A report this week from UK legal firm Olswang makes encouraging reading for the industry. Its annual consumer survey found that, for all the wider demand for choice and control, the theatre remained the place to see a movie.

That's something to celebrate and even the pessimists would have to conclude there is life in the old girl yet. What audiences want is the cinema 'experience' - further improvements in digital cinema and particularly 3D should further convince them that, however fancy the kit in the living room, it's about 20ft and one dimension short of an 'experience'.

It's always worth reminding people of the simplest advantage of theatres over the home - it's located somewhere other than the home.

The analogy with sport and music is clear: the domestic (and mobile) viewing experience has improved beyond all recognition from even just a few years ago, yet attendances at matches and concerts has soared. In an age of mass reproduction, the pursuit of 'authentic' experience is ever greater.

To sustain that place, however, new customers have to be found and that isn't a trick that arthouse cinema finds easy. It is easy for even well-reviewed films to make a fleeting appearance on a few screens and then sink into obscurity - not because they weren't good enough but because they simply were not around to long enough to catch the eye.

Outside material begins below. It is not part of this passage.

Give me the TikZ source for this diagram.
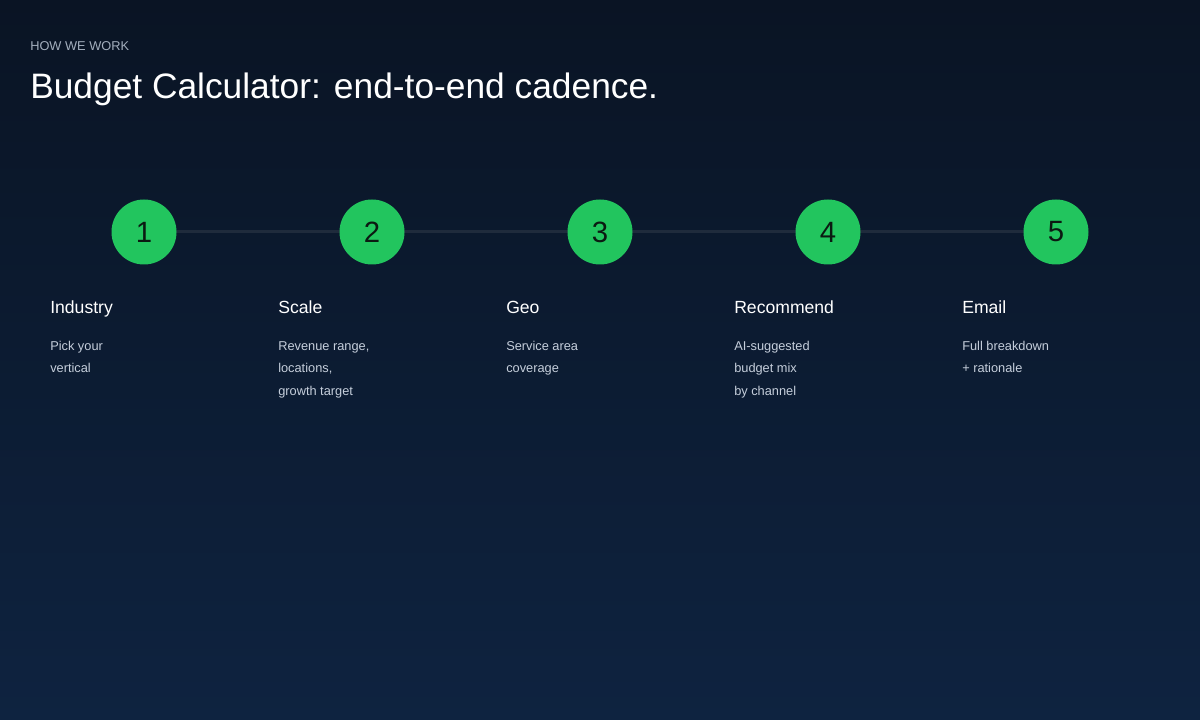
\documentclass[tikz,border=0pt]{standalone}
\usepackage{fontspec}
\setmainfont{Liberation Sans}
\definecolor{bgtop}{HTML}{0A1424}
\definecolor{bgbot}{HTML}{0E2340}
\definecolor{grn}{HTML}{22C55E}
\definecolor{lnc}{HTML}{1F2B3C}
\definecolor{dsc}{HTML}{C5CEDB}
\definecolor{eyeb}{HTML}{A3AEBD}
\definecolor{numc}{HTML}{0B1A12}
\begin{document}
\begin{tikzpicture}[x=0.75pt,y=-0.75pt,
  stepcircle/.style={circle,fill=grn,minimum size=48.75pt,inner sep=0pt,text=numc,font=\fontsize{22}{26}\selectfont},
  steptitle/.style={anchor=base west,inner sep=0pt,text=white,font=\fontsize{13.2}{16}\selectfont},
  stepdesc/.style={anchor=base west,inner sep=0pt,text=dsc,font=\fontsize{9.6}{12}\selectfont,align=left}]
\shade[top color=bgtop,bottom color=bgbot] (0,0) rectangle (1200,720);
\useasboundingbox (0,0) rectangle (1200,720);
\node[anchor=base west,inner sep=0pt,text=eyeb,font=\fontsize{9.6}{12}\selectfont] (eyebrow) at (30,51) {HOW WE WORK};
\node[anchor=base west,inner sep=0pt,text=white,font=\fontsize{26.5}{32}\selectfont] (title) at (30,99) {Budget Calculator: end-to-end cadence.};
\foreach \i/\x in {1/144,2/372,3/600,4/828,5/1056}{
  \coordinate (p\i) at (\x,232);
}
\draw[lnc,line width=2.25pt] (p1) -- (p2) -- (p3) -- (p4) -- (p5);
\foreach \i in {1,...,5}{ \node[stepcircle] (c\i) at (p\i) {\raisebox{-1.5pt}{\i}}; }
\node[steptitle] (t1) at (50,314) {Industry};
\node[steptitle] (t2) at (278,314) {Scale};
\node[steptitle] (t3) at (506,314) {Geo};
\node[steptitle] (t4) at (734,314) {Recommend};
\node[steptitle] (t5) at (962,314) {Email};
\foreach \x/\a/\b/\c/\n in {50/Pick your/vertical//1,278/{Revenue range,}/{locations,}/growth target/2,506/Service area/coverage//3,734/AI-suggested/budget mix/by channel/4,962/Full breakdown/+ rationale//5}{
  \node[stepdesc] (d\n a) at (\x,351) {\a};
  \node[stepdesc] (d\n b) at (\x,373) {\b};
  \node[stepdesc] (d\n c) at (\x,395) {\c};
}
\end{tikzpicture}
\end{document}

If there is a mortal danger it comes not from economic downturn or boredom but from invisibility. How can cinema find a new generation of enthusiasts'

Way back when, the exposure would have come from television. In Europe, in particular, your Godards and Pasolinis came to most people's attention thanks to a decent slot on one of probably two or three channels. Now finding arthouse film serendipitously on much of the world's television requires Indiana Jones-style digging and a bad case of insomnia.

It has become a cliche to point out that the economic role of cinema is as a marketing tool for more lucrative DVD release.

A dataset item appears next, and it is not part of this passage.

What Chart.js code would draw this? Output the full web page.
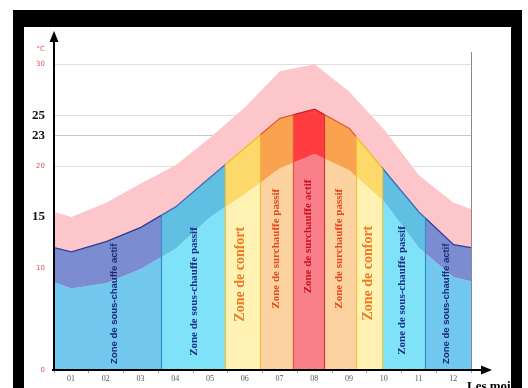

But it is a one-way street. What theatres need to uncover new audiences for specialist film is for other media to create audiences that will then become cinema-goers.

Online marketing and social networking, for example, ought to be high up the specialist industry agenda. Creating and nurturing a community of interest in film might generate new interest and in a way that young consumers understand.

Creating venues that feel welcoming and contemporary rather than dusty temples is another obvious way to appeal to a new generation.

Most of all, it is crucial to work with television and new video-on-demand platforms but here is where we enter difficult territory.

There's no point pretending that release windows are not an issue in increasing visibility of independent film. The debate about them may sometimes look like it's about a grand point of principle but the reality is that, however understandable, it is protectionism from one part of the business.

As it happens, the current position is fairly comfortable for most studio output. Windows of four months or so seem to represent mutual interest most of the time for theatres and big franchises with their giant marketing budgets and huge ancillary releases.

At the other end of the scale, the marketing budget cannot bridge the release gap and if box office is strong, piracy will take a disproportionate piece of the action.

Recent experiments with day-and-date arthouse releases in the UK from Curzon Artificial Eye and BSkyB suggest new audiences can be found without crushing admissions, and opposition from big chains looks heavy handed.

Without efficient distribution, the cream cannot rise to the top; without non-theatrical exposure, new audiences will be lost; and without fresh blood, cinema will fail.

It is time that the invisibility debate came to the fore, even at the cost of opening uncomfortable discussions.